Extract word for word the lines of the listing from its start to the line holding "plt.rcParams['font.family'] = ['Noto", both ends kept; pictures are not part of the copy.

◆ Collected data ◆
++++++++++++++++++++

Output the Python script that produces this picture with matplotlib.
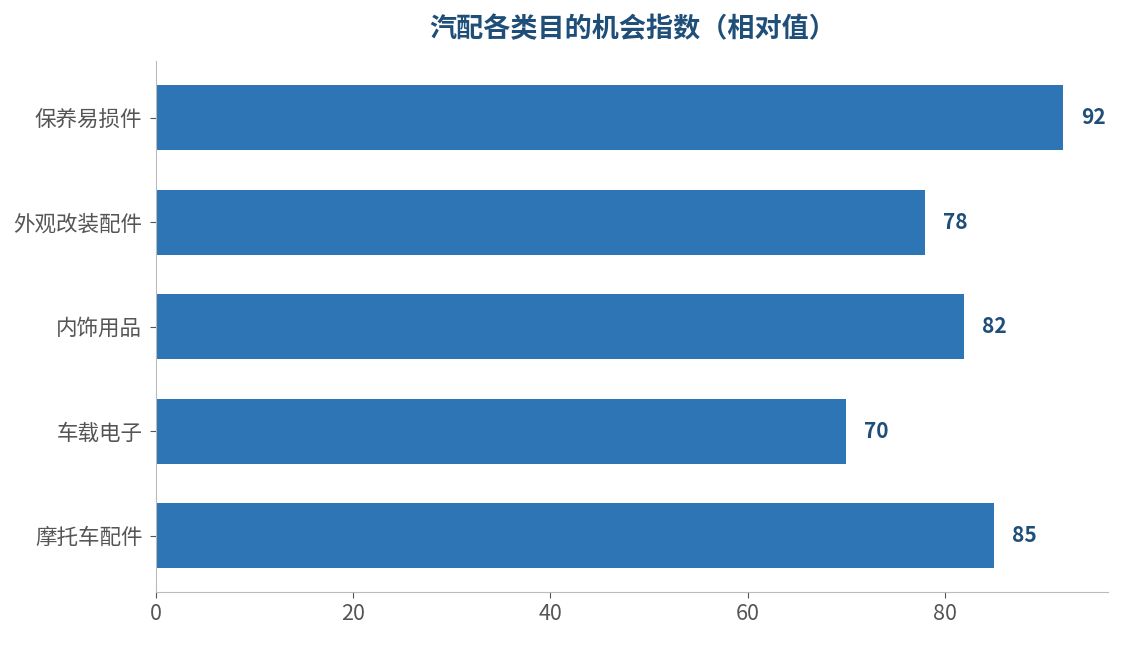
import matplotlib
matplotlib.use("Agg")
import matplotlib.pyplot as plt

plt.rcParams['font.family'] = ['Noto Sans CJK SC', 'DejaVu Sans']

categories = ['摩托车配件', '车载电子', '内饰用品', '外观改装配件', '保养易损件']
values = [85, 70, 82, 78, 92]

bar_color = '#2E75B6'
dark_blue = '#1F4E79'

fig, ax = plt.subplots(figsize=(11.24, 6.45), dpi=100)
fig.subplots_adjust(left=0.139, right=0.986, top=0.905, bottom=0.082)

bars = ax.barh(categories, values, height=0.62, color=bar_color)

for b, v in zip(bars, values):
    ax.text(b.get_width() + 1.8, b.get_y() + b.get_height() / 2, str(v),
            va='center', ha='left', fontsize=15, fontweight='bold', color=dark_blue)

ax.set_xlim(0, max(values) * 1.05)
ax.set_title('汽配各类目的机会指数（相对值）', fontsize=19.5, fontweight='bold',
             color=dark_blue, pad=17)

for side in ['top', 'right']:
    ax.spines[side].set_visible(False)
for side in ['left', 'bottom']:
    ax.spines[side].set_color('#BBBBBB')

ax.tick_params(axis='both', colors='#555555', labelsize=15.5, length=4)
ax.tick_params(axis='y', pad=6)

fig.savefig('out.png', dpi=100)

++++++++++++++++++++

◆ Result of this task ◆
Output the Python script that produces this picture with matplotlib.
import matplotlib
matplotlib.use("Agg")
import matplotlib.pyplot as plt

plt.rcParams['font.family'] = ['Noto Sans CJK SC', 'DejaVu Sans']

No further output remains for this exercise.